III. Este nuevo Pueblo de Dios tiene a Cristo como Sumo y Eterno Sacerdote. El Señor asumió la tradición antigua transformándola y renovándola, instituyendo un sacerdocio eterno. Los sacerdotes de Cristo son, cada uno de ellos, como un instrumento del Señor y prolongación de su Santísima Humanidad. No actúan en nombre propio, ni son simples representantes de los pueblos, sino que hacen las veces de Cristo. De cada uno de ellos se puede decir que, escogido entre los hombres, está constituido en favor de los hombres en lo que se refiere a Dios… (14).
Cristo actúa realmente a través de ellos, por medio de sus palabras, gestos, etc., y su sacerdocio está íntima e inseparablemente unido al sacerdocio de Cristo y a la vida y crecimiento de la Iglesia. El sacerdote es padre, hermano, amigo…; su persona pertenece a los demás, es posesión de la Iglesia, que lo ama con amor del todo particular y tiene sobre él relaciones y derechos de los que ningún otro hombre puede ser depositario (15). «Jesús -enseñaba Juan Pablo II con motivo de una numerosa ordenación en Brasil- nos identifica de tal modo consigo en el ejercicio de los poderes que nos confirió, que nuestra personalidad es como si desapareciese delante de la suya, ya que es Él quien actúa por medio de nosotros. «Por el Sacramento del Orden -dijo alguien acertadamente-, el sacerdote se capacita efectivamente para prestar a Nuestro Señor la voz, las manos, todo su ser; es Jesucristo quien, en la Santa Misa, con las palabras de la Consagración, cambia la sustancia del pan y del vino en su Cuerpo, su Alma, su Sangre y su Divinidad» (cfr. J. Escrivá de Balaguer, Amar a la Iglesia, Palabra, Madrid 1986, p. 69). Y podemos añadir -continuaba el Papa-: Es el propio Jesús quien, en el sacramento de la penitencia, pronuncia la palabra autorizada y paterna: Tus pecados te son perdonados (Mt 9, 2; Lc 5, 20; 7, 48; cfr. Jn 20, 23). Y es Él quien habla cuando el sacerdote, ejerciendo su ministerio en nombre y en el espíritu de la Iglesia, anuncia la Palabra de Dios. Es el propio Cristo quien cuida los enfermos, los niños y los pecadores, cuando les envuelve el amor y la solicitud pastoral de los ministros sagrados» (16).

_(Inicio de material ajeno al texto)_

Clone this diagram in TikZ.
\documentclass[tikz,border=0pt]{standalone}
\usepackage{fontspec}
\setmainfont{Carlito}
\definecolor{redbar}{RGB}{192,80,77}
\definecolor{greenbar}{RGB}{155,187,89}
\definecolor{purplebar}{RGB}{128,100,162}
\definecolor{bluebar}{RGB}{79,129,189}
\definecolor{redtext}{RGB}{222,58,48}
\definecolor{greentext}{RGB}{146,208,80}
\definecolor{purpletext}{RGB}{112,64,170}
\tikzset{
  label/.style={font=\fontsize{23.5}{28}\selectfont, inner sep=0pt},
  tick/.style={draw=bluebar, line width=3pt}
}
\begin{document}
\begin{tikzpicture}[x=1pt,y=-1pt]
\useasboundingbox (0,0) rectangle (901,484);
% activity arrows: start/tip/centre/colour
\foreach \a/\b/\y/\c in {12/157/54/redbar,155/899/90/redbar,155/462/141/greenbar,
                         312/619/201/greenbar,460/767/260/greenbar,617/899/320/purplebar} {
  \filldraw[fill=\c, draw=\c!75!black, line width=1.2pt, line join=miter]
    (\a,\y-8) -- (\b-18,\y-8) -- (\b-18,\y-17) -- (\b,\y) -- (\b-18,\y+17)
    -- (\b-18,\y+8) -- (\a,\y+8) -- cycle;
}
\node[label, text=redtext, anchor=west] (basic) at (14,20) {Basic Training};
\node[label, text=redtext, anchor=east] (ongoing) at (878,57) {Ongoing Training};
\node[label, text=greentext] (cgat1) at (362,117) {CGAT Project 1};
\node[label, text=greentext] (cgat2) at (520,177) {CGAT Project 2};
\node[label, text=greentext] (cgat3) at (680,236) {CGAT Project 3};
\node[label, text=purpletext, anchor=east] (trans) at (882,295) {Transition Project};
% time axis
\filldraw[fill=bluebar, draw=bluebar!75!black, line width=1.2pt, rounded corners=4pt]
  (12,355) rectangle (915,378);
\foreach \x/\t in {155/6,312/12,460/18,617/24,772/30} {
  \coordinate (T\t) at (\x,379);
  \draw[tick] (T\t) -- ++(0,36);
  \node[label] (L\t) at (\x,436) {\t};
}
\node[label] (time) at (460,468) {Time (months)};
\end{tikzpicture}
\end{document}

La ordenación sagrada confiere el más alto grado de dignidad que el hombre es capaz de recibir. Por ella, el sacerdote es constituido en ministro de Dios y dispensador de sus tesoros divinos (17). Estos tesoros son principalmente la celebración de la Santa Misa, de valor infinito, y el poder de perdonar los pecados, de devolver la gracia al alma. De muchas formas el sacerdote se convierte en canal de la gracia divina. Además, por la ordenación, el sacerdote es constituido mediador y embajador entre Dios y los hombres, entre el Cielo y la tierra. Con una mano toma los tesoros de la misericordia divina; con la otra los distribuye a sus hermanos los hombres.

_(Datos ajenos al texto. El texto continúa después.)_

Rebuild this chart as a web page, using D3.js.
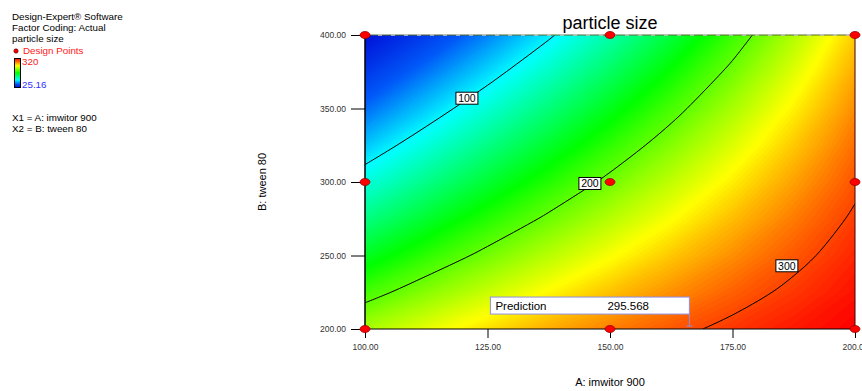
<!DOCTYPE html>
<html>
<head>
<meta charset="utf-8">
<script src="https://cdn.jsdelivr.net/npm/d3@7"></script>
<style>
  body { margin: 0; background: #fff; font-family: "Liberation Sans", Arial, sans-serif; }
  .tick text { font-family: "Liberation Sans", Arial, sans-serif; }
</style>
</head>
<body>
<svg id="chart" width="862" height="391"></svg>
<script>
// factor levels of the response grid
const imwitorLevels = [100, 112.5, 125, 137.5, 150, 162.5, 175, 187.5, 200]
const tweenLevels = [200, 225, 250, 275, 300, 325, 350, 375, 400]
// particle size, one row per tween 80 level (200 -> 400), one column per imwitor 900 level
const particleSize = [
  [221.2, 239.1, 255.4, 270.2, 283.3, 294.9, 304.8, 313.2, 320.0],
  [191.5, 211.6, 230.4, 247.8, 263.9, 278.7, 292.2, 304.3, 315.0],
  [163.2, 185.1, 205.9, 225.7, 244.5, 262.2, 278.9, 294.7, 309.3],
  [136.5, 159.6, 182.0, 203.8, 224.9, 245.4, 265.2, 284.4, 302.9],
  [111.2, 135.0, 158.6, 182.0, 205.2, 228.2, 250.9, 273.5, 295.8],
  [87.5, 111.5, 135.9, 160.5, 185.4, 210.7, 236.2, 262.0, 288.1],
  [65.2, 89.0, 113.7, 139.2, 165.6, 192.8, 220.9, 249.8, 279.6],
  [44.4, 67.5, 92.0, 118.1, 145.6, 174.6, 205.0, 237.0, 270.4],
  [25.16, 47.0, 71.0, 97.2, 125.5, 156.0, 188.7, 223.5, 260.6]
]
const contourLevels = [100, 200, 300]
const contourLabels = [
  { level: 100, a: 120.8, b: 357 },
  { level: 200, a: 145.9, b: 299 },
  { level: 300, a: 186.1, b: 243 }
]
const designPoints = [
  [100, 200], [100, 300], [100, 400],
  [150, 200], [150, 300], [150, 400],
  [200, 200], [200, 300], [200, 400]
]
const prediction = { a: 166.2, b: 202, value: "295.568" }
const xTicks = [100, 125, 150, 175, 200]
const yTicks = [200, 250, 300, 350, 400]
const zMin = 25.16
const zMax = 320
const legendLines = ["Design-Expert® Software", "Factor Coding: Actual", "particle size"]
const factorLines = ["X1 = A: imwitor 900", "X2 = B: tween 80"]

const svg = d3.select("#chart")
const font = '"Liberation Sans", Arial, sans-serif'
const margin = { left: 365, top: 35, right: 7, bottom: 62 }
const width = 862, height = 391
const innerW = width - margin.left - margin.right
const innerH = height - margin.top - margin.bottom

const x = d3.scaleLinear().domain([100, 200]).range([margin.left, margin.left + innerW])
const y = d3.scaleLinear().domain([200, 400]).range([margin.top + innerH, margin.top])

// rainbow used by Design-Expert (a little deeper in the blue end)
const zStops = [0, 0.12, 0.26, 0.5, 0.75, 1].map(f => zMin + f * (zMax - zMin))
const color = d3.scaleLinear()
  .domain(zStops)
  .range(["#0010d8", "#0058f8", "#00ffff", "#00ff00", "#ffff00", "#ff0000"])
  .clamp(true)

const nx = imwitorLevels.length, ny = tweenLevels.length
const values = particleSize.flat()
// grid coordinates -> factor values (grid value i sits at i + 0.5)
const gx = d3.scaleLinear().domain([0.5, nx - 0.5]).range([imwitorLevels[0], imwitorLevels[nx - 1]])
const gy = d3.scaleLinear().domain([0.5, ny - 0.5]).range([tweenLevels[0], tweenLevels[ny - 1]])
const path = d3.geoPath(d3.geoTransform({
  point(px, py) { this.stream.point(x(gx(px)), y(gy(py))) }
}))

svg.append("clipPath").attr("id", "plotClip")
  .append("rect")
  .attr("x", margin.left).attr("y", margin.top)
  .attr("width", innerW).attr("height", innerH)

const plot = svg.append("g").attr("clip-path", "url(#plotClip)")

// colour field: nested "above threshold" areas painted from low to high
const step = 2
const bands = d3.contours().size([nx, ny]).thresholds(d3.range(20, zMax + step, step))(values)
plot.append("g")
  .selectAll("path")
  .data(bands)
  .join("path")
  .attr("d", path)
  .attr("fill", d => color(d.value + step / 2))

/** pulls the iso line runs (inside the data rectangle) out of a contour ring */
function isoRuns(ring) {
  const eps = 1e-6
  const inside = p => p[0] >= 0.5 - eps && p[0] <= nx - 0.5 + eps &&
                      p[1] >= 0.5 - eps && p[1] <= ny - 0.5 + eps
  const pts = ring.slice(0, -1)
  const start = pts.findIndex(p => !inside(p))
  if (start < 0) return [pts.concat([pts[0]])]
  const rotated = pts.slice(start).concat(pts.slice(0, start))
  const runs = []
  let run = []
  for (const p of rotated) {
    if (inside(p)) run.push(p)
    else { if (run.length > 1) runs.push(run); run = [] }
  }
  if (run.length > 1) runs.push(run)
  return runs
}

// contour lines, smoothed through the iso points
const isoLine = d3.line()
  .x(p => x(gx(p[0])))
  .y(p => y(gy(p[1])))
  .curve(d3.curveCatmullRom.alpha(0.5))
const isoPaths = []
for (const c of d3.contours().size([nx, ny]).thresholds(contourLevels)(values)) {
  for (const poly of c.coordinates) {
    for (const ring of poly) isoRuns(ring).forEach(r => isoPaths.push(r))
  }
}
plot.append("g")
  .selectAll("path")
  .data(isoPaths)
  .join("path")
  .attr("d", isoLine)
  .attr("fill", "none")
  .attr("stroke", "#000")
  .attr("stroke-width", 1)

// frame
const x0 = x(100), x1 = x(200), y0 = y(200), y1 = y(400)
svg.append("line").attr("x1", x0).attr("x2", x1).attr("y1", y1).attr("y2", y1)
  .attr("stroke", "#556b2f").attr("stroke-width", 1)
svg.append("line").attr("x1", x0).attr("x2", x1).attr("y1", y1).attr("y2", y1)
  .attr("stroke", "#c8c8c8").attr("stroke-width", 1.5).attr("stroke-dasharray", "4,9")
svg.append("line").attr("x1", x0).attr("x2", x0).attr("y1", y1).attr("y2", y0)
  .attr("stroke", "#000").attr("stroke-width", 1.5)
svg.append("line").attr("x1", x0).attr("x2", x1).attr("y1", y0).attr("y2", y0)
  .attr("stroke", "#000").attr("stroke-width", 1)
svg.append("line").attr("x1", x1).attr("x2", x1).attr("y1", y1).attr("y2", y0)
  .attr("stroke", "#400").attr("stroke-width", 1)

// axes
const yAxis = svg.append("g")
  .attr("transform", `translate(${x0},0)`)
  .call(d3.axisLeft(y).tickValues(yTicks).tickFormat(d3.format(".2f")).tickSize(14).tickPadding(5))
const xAxis = svg.append("g")
  .attr("transform", `translate(0,${y0})`)
  .call(d3.axisBottom(x).tickValues(xTicks).tickFormat(d3.format(".2f")).tickSize(9).tickPadding(6))
for (const ax of [xAxis, yAxis]) {
  ax.select(".domain").remove()
  ax.selectAll(".tick line").attr("stroke", "#000")
  ax.selectAll(".tick text").attr("fill", "#333").style("font-size", "8.5px").style("font-family", font)
}

// contour labels
const lbl = svg.append("g").selectAll("g").data(contourLabels).join("g")
  .attr("transform", d => `translate(${x(d.a)},${y(d.b)})`)
lbl.append("rect").attr("x", -11).attr("y", -6).attr("width", 22).attr("height", 12)
  .attr("fill", "#fff").attr("stroke", "#000").attr("stroke-width", 1)
lbl.append("text").attr("text-anchor", "middle").attr("dy", "0.36em")
  .style("font-size", "10.5px").style("font-family", font).text(d => d.level)

// design points
svg.append("g").selectAll("ellipse").data(designPoints).join("ellipse")
  .attr("cx", d => x(d[0])).attr("cy", d => y(d[1]))
  .attr("rx", 5).attr("ry", 3.5)
  .attr("fill", "#ff0000").attr("stroke", "#900").attr("stroke-width", 0.8)

// prediction flag
const px = x(prediction.a), py = y(prediction.b)
const flag = svg.append("g")
flag.append("line").attr("x1", px).attr("x2", px).attr("y1", py - 12).attr("y2", py)
  .attr("stroke", "#8f8fe8").attr("stroke-width", 1)
flag.append("line").attr("x1", px - 3).attr("x2", px + 3).attr("y1", py).attr("y2", py)
  .attr("stroke", "#8f8fe8").attr("stroke-width", 1)
flag.append("rect").attr("x", px - 199).attr("y", py - 29).attr("width", 199).attr("height", 17)
  .attr("fill", "#fff").attr("stroke", "#8f8fe8").attr("stroke-width", 1)
flag.append("text").attr("x", px - 194).attr("y", py - 16.5)
  .style("font-size", "11.5px").style("font-family", font).text("Prediction")
flag.append("text").attr("x", px - 82).attr("y", py - 16.5)
  .style("font-size", "11.5px").style("font-family", font).text(prediction.value)

// title and axis titles
svg.append("text").attr("x", (x0 + x1) / 2).attr("y", 29).attr("text-anchor", "middle")
  .style("font-size", "18px").style("font-family", font).text("particle size")
svg.append("text").attr("x", (x0 + x1) / 2).attr("y", 386).attr("text-anchor", "middle")
  .style("font-size", "11px").style("font-family", font).text("A: imwitor 900")
svg.append("text").attr("transform", `translate(266,${(y0 + y1) / 2}) rotate(-90)`)
  .attr("text-anchor", "middle")
  .style("font-size", "11px").style("font-family", font).text("B: tween 80")

// legend block
const legend = svg.append("g").style("font-family", font).style("font-size", "9.8px")
legend.selectAll(".info").data(legendLines).join("text").attr("class", "info")
  .attr("x", 12).attr("y", (d, i) => 20 + i * 11).text(d => d)
legend.append("circle").attr("cx", 16).attr("cy", 51).attr("r", 2.2)
  .attr("fill", "#e00").attr("stroke", "#600").attr("stroke-width", 0.6)
legend.append("text").attr("x", 23).attr("y", 54).attr("fill", "#ff2020").text("Design Points")

const grad = svg.append("defs").append("linearGradient").attr("id", "zbar")
  .attr("x1", 0).attr("x2", 0).attr("y1", 1).attr("y2", 0)
grad.selectAll("stop").data(zStops).join("stop")
  .attr("offset", d => (d - zMin) / (zMax - zMin))
  .attr("stop-color", d => color(d))
legend.append("rect").attr("x", 14.5).attr("y", 58.5).attr("width", 6).attr("height", 29)
  .attr("fill", "url(#zbar)").attr("stroke", "#000").attr("stroke-width", 1)
legend.append("text").attr("x", 22).attr("y", 65).attr("fill", "#ff2020").text(zMax)
legend.append("text").attr("x", 22).attr("y", 87.5).attr("fill", "#3030ff").text(zMin)
legend.selectAll(".factor").data(factorLines).join("text").attr("class", "factor")
  .attr("x", 12).attr("y", (d, i) => 121 + i * 10.5).text(d => d)
</script>
</body>
</html>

Un sacerdote es un inmenso bien para la Iglesia y para la humanidad entera. Por eso, hemos de pedir que nunca falten sacerdotes santos, que se sientan servidores de sus hermanos los hombres, que no olviden nunca su dignidad y el tesoro que Dios ha puesto en sus manos para que lo distribuyan generosamente al resto del Pueblo de Dios. Bien se puede decir que «si ha habido un tiempo en que un sacerdote es un espectáculo para los hombres y para los ángeles, es en esta época que se abre ante nosotros» (18). No dejemos de pedir por ellos.

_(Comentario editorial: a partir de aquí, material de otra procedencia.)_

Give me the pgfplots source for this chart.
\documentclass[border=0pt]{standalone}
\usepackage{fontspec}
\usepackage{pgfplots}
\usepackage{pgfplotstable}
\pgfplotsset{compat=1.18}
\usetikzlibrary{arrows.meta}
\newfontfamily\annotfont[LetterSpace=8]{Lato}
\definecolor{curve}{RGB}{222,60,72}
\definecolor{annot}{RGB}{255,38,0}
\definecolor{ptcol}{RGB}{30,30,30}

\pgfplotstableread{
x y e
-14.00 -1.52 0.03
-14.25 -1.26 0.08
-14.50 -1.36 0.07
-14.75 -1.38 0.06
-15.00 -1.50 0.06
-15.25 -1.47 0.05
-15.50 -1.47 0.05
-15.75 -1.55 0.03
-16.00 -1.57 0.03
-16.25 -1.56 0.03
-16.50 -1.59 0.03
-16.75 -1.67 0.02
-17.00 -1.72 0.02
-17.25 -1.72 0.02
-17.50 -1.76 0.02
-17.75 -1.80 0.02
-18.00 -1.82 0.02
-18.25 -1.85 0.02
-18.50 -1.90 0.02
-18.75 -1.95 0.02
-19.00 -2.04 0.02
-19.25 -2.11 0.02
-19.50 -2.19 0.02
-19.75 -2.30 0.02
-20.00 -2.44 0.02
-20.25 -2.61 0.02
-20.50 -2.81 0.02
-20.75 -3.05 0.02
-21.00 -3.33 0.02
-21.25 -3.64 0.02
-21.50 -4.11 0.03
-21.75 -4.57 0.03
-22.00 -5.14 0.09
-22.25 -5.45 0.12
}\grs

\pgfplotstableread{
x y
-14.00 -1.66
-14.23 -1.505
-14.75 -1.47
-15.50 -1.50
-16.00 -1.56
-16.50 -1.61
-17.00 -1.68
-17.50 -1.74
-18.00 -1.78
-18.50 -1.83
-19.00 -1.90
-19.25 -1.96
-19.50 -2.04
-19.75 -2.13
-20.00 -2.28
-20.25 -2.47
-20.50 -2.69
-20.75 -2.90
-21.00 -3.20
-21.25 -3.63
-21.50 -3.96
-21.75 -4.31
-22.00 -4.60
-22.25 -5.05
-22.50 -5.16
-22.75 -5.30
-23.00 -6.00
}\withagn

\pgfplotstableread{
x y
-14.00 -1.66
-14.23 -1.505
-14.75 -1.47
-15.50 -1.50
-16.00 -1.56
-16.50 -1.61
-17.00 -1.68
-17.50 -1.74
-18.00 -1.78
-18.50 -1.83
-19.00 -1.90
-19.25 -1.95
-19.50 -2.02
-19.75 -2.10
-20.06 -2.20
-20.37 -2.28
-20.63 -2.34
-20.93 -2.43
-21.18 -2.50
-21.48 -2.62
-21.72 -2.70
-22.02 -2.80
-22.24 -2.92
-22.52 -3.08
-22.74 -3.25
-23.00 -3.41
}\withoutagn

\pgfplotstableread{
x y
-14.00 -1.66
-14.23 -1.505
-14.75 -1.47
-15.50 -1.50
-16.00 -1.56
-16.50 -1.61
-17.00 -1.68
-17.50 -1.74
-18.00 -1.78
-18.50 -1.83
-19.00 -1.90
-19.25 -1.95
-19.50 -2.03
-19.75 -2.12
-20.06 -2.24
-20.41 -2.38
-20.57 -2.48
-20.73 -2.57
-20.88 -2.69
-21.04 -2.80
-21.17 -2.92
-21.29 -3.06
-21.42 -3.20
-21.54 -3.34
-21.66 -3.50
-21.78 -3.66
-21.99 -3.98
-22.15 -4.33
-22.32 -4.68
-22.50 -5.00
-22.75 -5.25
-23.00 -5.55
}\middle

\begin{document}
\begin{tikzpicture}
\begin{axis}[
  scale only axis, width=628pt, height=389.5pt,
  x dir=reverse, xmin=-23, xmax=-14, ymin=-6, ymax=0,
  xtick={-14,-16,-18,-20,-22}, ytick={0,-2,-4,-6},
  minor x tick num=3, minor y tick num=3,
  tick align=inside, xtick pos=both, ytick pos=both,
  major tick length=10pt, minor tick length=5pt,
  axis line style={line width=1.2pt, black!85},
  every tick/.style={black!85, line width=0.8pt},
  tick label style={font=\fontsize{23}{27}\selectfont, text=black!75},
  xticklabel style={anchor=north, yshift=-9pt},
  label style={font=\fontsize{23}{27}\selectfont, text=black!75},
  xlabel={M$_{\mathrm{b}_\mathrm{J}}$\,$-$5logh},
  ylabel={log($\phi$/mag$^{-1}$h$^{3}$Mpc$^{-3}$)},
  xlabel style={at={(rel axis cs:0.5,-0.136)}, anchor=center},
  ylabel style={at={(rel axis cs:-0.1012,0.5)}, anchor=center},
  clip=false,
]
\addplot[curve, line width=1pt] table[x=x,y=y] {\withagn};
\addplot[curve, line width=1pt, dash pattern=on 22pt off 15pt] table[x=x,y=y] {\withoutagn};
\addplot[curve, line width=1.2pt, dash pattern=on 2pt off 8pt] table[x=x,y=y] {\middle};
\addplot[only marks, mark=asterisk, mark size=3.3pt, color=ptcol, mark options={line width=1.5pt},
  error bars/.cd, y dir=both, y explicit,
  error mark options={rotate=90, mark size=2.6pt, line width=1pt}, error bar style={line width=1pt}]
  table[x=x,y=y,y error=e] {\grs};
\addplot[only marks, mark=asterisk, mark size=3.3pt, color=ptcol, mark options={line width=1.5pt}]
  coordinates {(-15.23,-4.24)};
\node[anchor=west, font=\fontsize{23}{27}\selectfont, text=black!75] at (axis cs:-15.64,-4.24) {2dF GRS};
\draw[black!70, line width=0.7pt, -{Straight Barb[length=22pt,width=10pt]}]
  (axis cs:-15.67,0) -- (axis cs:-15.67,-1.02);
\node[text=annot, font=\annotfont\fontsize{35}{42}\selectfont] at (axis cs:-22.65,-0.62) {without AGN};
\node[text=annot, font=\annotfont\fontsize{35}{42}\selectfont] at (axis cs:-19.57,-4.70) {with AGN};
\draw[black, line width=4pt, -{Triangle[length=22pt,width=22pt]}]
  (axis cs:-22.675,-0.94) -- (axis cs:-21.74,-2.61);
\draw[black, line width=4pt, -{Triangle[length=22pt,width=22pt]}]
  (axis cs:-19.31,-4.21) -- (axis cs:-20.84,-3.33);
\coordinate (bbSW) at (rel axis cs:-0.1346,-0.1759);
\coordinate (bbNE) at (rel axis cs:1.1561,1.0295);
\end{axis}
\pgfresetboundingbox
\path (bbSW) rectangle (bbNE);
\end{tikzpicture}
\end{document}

(1) Is 43, 1.- (2) CONC. VAT. II, Const. Lumen gentium, 9.- (3) Cfr. Ex 19, 5-6.- (4) Cfr. Is 43, 20-21.- (5) CONC. VAT. II, loc. cit .- (6) 1 Pdr 2, 9-10.- (7) 1 Pdr 2, 5.- (8) Cfr. J. ESCRIVA DE BALAGUER, Es Cristo que pasa, 87.- (9) Cfr. JUAN PABLO II, Carta Apost. Christifideles laici, 30-XII-1988, 14.- (10) Cfr. IDEM, Enc. Laborem exercens, 14-IX-1981, 5.- (11) Cfr. C. BURKE, Autoridad y libertad en la Iglesia, Rialp, Madrid 1988, p. 196.- (12) PABLO VI, Exhor. Apost. Evangelii nuntiandi, 8-XII-1975, 70.- (13) C. BURKE, o. c., p. 203.- (14) Cfr. Heb 5, 1-4.- (15) Cfr. A. DEL PORTILLO, Escritos sobre el sacerdocio, Palabra, Madrid 1970, p. 81.- (16) JUAN PABLO II, Homilía 2-VII-1980.- (17) Cfr. 1 Cor 4, 1.- (18) CARD. J. H. NEWMAN, Sermón en la inauguración del Seminario San Bernardo, 2-X-1873.